Plotting code records
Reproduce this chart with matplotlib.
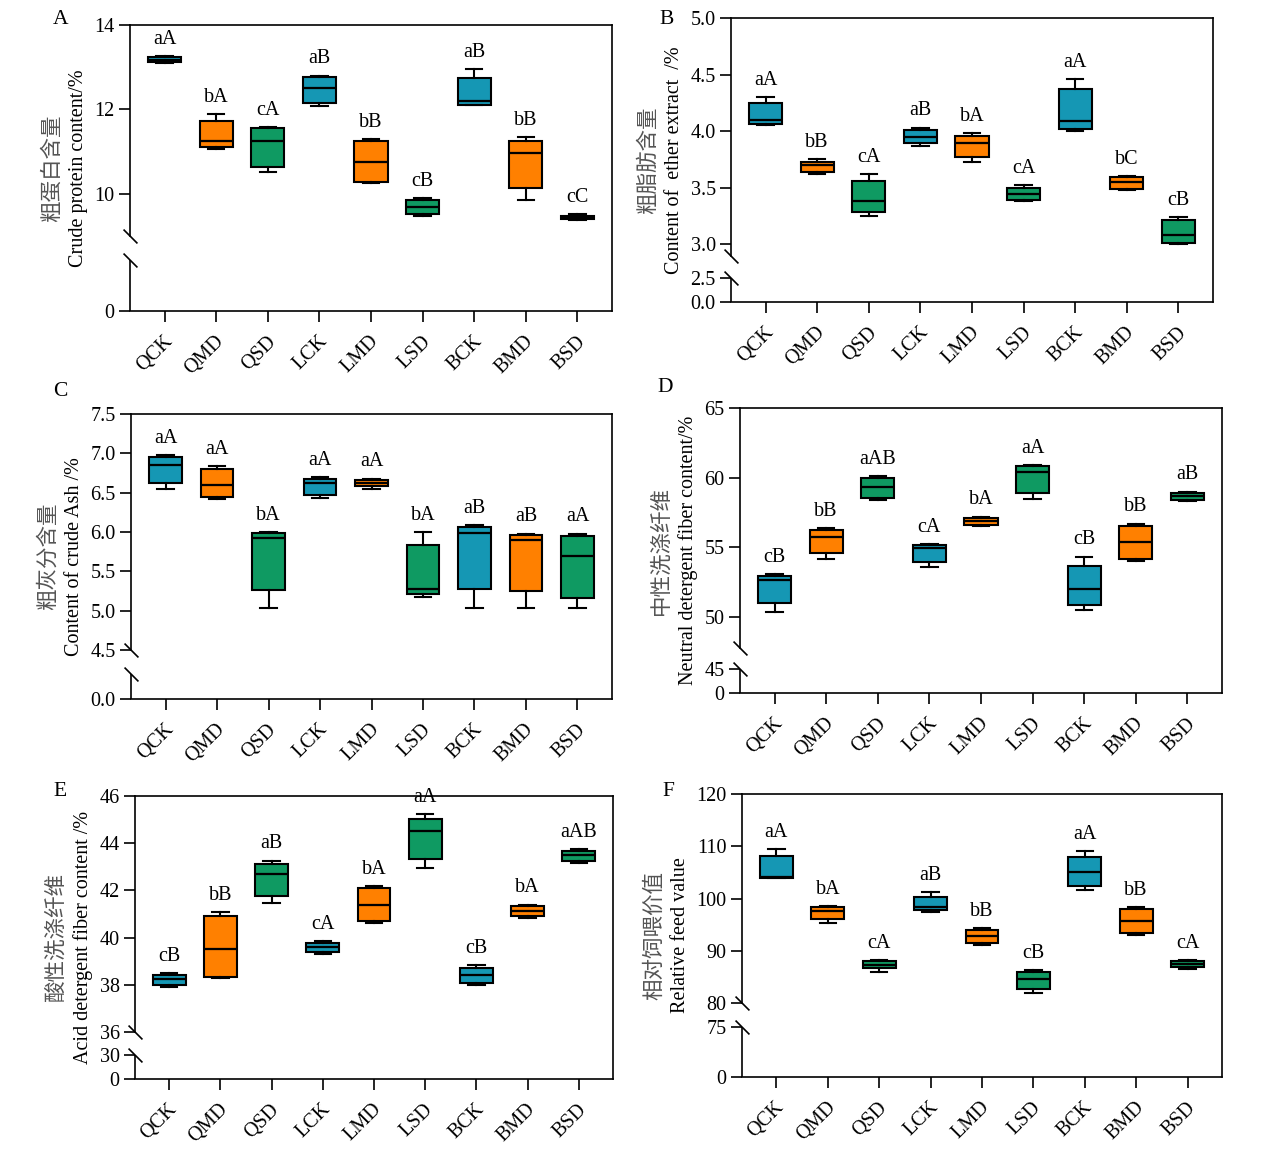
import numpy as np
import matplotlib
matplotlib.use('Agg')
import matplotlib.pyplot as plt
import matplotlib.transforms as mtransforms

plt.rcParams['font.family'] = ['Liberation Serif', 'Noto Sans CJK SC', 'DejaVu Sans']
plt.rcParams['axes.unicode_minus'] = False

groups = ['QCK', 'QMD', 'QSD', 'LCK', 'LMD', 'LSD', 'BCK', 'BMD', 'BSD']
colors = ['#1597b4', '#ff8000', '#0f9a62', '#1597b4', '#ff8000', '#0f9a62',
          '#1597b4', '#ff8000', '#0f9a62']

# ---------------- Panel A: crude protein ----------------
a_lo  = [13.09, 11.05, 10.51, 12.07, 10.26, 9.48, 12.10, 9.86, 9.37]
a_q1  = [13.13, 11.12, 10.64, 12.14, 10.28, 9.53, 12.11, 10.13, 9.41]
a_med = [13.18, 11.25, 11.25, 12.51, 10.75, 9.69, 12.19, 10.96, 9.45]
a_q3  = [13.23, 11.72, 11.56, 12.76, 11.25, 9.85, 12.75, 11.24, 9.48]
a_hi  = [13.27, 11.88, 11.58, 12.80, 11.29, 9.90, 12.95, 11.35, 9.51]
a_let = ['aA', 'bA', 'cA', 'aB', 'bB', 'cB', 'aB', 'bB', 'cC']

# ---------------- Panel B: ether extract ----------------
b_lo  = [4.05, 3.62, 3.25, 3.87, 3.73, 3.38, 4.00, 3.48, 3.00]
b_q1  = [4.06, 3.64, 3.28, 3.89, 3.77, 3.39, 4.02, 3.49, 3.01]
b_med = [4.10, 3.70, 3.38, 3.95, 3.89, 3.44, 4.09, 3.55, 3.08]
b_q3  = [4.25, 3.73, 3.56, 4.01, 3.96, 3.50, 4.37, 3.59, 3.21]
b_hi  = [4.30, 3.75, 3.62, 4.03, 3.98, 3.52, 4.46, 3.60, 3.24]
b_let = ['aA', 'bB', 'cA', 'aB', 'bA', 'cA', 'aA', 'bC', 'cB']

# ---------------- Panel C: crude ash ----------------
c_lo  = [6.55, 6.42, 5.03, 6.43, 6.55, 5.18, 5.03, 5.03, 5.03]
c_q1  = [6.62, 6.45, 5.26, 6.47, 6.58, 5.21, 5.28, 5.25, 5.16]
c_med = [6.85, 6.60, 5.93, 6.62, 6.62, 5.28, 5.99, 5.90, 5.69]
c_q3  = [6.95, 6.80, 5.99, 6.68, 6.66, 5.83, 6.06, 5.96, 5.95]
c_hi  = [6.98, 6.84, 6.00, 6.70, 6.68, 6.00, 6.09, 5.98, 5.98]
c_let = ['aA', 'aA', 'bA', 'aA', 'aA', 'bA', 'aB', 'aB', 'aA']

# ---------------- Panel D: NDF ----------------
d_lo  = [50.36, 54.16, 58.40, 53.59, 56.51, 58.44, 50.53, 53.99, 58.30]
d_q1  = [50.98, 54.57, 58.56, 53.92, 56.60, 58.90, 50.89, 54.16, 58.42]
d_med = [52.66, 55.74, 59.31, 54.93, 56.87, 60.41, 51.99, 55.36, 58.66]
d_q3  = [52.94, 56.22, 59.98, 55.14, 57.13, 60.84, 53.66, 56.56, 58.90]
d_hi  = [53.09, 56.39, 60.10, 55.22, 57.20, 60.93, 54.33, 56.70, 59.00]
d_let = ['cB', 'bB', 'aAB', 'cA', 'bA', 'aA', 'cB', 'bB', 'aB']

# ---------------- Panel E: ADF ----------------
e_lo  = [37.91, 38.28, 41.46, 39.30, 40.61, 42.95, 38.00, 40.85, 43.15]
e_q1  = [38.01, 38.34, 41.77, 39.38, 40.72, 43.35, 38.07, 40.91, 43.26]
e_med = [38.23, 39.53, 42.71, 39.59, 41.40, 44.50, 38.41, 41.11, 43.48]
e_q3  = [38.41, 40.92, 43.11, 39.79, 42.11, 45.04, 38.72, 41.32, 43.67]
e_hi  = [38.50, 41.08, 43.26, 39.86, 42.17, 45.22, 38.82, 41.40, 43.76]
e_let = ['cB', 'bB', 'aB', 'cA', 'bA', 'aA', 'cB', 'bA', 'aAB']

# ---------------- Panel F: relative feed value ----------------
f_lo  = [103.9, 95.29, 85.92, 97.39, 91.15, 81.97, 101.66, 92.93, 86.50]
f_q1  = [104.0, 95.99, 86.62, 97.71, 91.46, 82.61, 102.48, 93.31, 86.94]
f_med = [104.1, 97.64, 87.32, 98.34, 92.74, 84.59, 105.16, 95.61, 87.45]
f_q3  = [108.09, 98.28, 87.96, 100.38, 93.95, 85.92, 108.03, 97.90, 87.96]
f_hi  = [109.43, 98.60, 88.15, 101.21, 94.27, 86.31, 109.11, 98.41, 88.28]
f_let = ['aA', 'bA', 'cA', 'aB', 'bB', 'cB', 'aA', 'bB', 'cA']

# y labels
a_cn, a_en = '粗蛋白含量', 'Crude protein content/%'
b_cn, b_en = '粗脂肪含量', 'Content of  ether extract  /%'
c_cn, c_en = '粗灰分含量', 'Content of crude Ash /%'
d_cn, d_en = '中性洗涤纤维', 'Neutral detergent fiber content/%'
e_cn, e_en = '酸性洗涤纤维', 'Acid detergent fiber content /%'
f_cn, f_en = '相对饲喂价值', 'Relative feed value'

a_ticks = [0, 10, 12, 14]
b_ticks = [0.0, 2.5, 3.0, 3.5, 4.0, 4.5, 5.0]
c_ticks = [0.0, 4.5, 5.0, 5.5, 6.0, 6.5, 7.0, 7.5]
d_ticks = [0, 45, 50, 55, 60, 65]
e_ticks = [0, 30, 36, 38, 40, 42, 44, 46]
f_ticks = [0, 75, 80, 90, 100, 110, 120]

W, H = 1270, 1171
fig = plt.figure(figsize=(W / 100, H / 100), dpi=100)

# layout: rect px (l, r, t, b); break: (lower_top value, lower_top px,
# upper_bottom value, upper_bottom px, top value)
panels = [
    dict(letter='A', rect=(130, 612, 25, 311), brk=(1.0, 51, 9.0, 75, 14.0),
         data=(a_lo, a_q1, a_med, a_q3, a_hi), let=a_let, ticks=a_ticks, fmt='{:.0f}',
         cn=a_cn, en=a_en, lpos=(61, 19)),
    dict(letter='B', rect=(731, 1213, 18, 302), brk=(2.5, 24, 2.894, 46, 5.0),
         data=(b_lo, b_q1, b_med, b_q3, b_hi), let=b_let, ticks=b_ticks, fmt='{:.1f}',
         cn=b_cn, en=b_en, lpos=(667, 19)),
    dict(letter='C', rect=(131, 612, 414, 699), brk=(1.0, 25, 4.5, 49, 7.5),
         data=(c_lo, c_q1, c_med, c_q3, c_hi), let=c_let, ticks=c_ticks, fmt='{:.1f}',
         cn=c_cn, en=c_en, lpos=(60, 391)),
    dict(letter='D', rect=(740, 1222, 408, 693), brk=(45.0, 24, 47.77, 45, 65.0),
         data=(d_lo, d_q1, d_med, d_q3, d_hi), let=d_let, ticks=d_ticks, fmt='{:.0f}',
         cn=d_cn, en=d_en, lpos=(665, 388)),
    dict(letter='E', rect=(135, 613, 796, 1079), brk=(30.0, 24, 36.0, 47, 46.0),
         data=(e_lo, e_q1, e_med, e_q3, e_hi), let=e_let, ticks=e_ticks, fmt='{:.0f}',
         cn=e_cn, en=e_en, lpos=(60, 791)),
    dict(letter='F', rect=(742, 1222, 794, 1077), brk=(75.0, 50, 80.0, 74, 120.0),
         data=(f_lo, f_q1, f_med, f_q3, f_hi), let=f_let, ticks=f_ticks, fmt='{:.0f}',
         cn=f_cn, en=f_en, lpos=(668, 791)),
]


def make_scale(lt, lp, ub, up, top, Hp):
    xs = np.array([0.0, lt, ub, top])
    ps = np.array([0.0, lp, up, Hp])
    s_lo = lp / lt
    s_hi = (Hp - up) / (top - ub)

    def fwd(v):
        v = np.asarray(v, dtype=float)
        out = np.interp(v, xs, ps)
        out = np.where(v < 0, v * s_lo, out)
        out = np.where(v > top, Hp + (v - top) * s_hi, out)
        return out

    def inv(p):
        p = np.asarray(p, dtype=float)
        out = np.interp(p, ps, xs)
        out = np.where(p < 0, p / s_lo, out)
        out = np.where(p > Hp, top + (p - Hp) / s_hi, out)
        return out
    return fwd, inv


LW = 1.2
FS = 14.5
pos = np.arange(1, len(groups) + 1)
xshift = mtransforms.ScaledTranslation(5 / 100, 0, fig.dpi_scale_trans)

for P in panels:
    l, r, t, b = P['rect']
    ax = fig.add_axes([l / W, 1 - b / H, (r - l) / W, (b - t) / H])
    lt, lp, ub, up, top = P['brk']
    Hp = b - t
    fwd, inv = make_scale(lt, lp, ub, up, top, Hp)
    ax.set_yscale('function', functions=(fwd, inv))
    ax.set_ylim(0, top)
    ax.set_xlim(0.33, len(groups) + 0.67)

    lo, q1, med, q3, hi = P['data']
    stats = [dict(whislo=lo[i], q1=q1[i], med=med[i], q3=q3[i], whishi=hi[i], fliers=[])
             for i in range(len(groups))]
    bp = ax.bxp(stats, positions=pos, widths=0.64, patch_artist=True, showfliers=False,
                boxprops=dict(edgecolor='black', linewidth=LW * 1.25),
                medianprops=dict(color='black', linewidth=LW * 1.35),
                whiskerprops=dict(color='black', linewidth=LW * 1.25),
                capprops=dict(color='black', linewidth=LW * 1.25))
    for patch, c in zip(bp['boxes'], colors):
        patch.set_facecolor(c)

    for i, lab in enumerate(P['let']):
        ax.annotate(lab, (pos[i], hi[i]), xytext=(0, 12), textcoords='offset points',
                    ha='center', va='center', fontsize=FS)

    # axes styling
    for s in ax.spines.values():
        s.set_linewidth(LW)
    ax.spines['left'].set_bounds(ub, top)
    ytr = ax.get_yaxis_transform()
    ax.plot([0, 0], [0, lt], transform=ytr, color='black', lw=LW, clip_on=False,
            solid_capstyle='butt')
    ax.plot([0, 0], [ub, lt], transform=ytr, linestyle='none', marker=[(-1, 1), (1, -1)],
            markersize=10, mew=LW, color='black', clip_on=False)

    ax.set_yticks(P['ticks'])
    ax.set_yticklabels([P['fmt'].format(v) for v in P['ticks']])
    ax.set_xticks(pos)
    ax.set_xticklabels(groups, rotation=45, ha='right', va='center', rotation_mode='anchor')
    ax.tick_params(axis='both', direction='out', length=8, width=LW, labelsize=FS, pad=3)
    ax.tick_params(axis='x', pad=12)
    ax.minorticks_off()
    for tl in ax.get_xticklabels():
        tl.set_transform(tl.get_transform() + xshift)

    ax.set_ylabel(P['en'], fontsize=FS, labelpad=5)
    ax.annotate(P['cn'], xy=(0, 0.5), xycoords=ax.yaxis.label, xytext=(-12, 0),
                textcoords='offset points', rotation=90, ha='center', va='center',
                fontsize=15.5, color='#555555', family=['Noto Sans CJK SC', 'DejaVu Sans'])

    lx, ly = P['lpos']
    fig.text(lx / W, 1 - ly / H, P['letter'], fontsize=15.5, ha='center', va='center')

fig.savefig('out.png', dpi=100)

---

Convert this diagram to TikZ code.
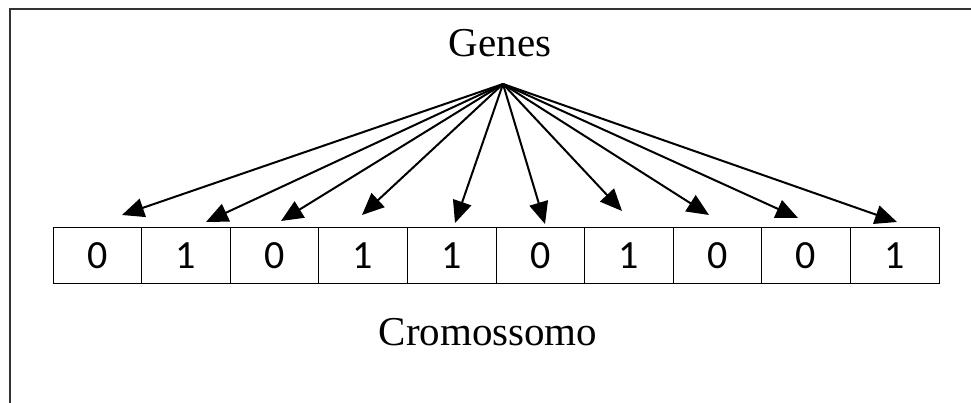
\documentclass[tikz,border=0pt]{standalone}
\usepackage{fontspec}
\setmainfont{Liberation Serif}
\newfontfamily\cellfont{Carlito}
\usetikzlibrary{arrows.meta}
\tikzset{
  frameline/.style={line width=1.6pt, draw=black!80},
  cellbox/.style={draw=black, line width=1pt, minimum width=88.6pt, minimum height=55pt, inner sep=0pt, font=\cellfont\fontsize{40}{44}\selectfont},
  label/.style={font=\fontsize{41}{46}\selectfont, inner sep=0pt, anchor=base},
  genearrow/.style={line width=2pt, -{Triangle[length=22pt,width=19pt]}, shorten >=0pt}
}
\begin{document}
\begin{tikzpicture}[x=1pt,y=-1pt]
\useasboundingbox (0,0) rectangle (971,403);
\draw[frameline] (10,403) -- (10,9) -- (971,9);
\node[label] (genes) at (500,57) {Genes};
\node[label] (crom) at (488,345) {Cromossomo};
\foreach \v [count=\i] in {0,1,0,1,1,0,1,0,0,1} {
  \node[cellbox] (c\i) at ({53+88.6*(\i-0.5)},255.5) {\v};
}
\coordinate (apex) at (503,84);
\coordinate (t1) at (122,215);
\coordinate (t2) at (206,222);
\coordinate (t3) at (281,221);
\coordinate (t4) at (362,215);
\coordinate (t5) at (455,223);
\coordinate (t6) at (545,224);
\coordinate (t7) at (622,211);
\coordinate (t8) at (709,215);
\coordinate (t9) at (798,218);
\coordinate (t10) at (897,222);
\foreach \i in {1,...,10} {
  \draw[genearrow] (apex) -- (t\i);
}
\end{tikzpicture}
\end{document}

Given problem - Retype exactly the lines from the one with "Reproduce this chart with matplotlib." through the one with "b_let = ['aA', 'bB', 'cA', 'aB', 'bA', 'cA', 'aA', 'bC', 'cB']", both included, and nothing else; leave out the pictures.

Result of this task -
Reproduce this chart with matplotlib.
import numpy as np
import matplotlib
matplotlib.use('Agg')
import matplotlib.pyplot as plt
import matplotlib.transforms as mtransforms

plt.rcParams['font.family'] = ['Liberation Serif', 'Noto Sans CJK SC', 'DejaVu Sans']
plt.rcParams['axes.unicode_minus'] = False

groups = ['QCK', 'QMD', 'QSD', 'LCK', 'LMD', 'LSD', 'BCK', 'BMD', 'BSD']
colors = ['#1597b4', '#ff8000', '#0f9a62', '#1597b4', '#ff8000', '#0f9a62',
          '#1597b4', '#ff8000', '#0f9a62']

# ---------------- Panel A: crude protein ----------------
a_lo  = [13.09, 11.05, 10.51, 12.07, 10.26, 9.48, 12.10, 9.86, 9.37]
a_q1  = [13.13, 11.12, 10.64, 12.14, 10.28, 9.53, 12.11, 10.13, 9.41]
a_med = [13.18, 11.25, 11.25, 12.51, 10.75, 9.69, 12.19, 10.96, 9.45]
a_q3  = [13.23, 11.72, 11.56, 12.76, 11.25, 9.85, 12.75, 11.24, 9.48]
a_hi  = [13.27, 11.88, 11.58, 12.80, 11.29, 9.90, 12.95, 11.35, 9.51]
a_let = ['aA', 'bA', 'cA', 'aB', 'bB', 'cB', 'aB', 'bB', 'cC']

# ---------------- Panel B: ether extract ----------------
b_lo  = [4.05, 3.62, 3.25, 3.87, 3.73, 3.38, 4.00, 3.48, 3.00]
b_q1  = [4.06, 3.64, 3.28, 3.89, 3.77, 3.39, 4.02, 3.49, 3.01]
b_med = [4.10, 3.70, 3.38, 3.95, 3.89, 3.44, 4.09, 3.55, 3.08]
b_q3  = [4.25, 3.73, 3.56, 4.01, 3.96, 3.50, 4.37, 3.59, 3.21]
b_hi  = [4.30, 3.75, 3.62, 4.03, 3.98, 3.52, 4.46, 3.60, 3.24]
b_let = ['aA', 'bB', 'cA', 'aB', 'bA', 'cA', 'aA', 'bC', 'cB']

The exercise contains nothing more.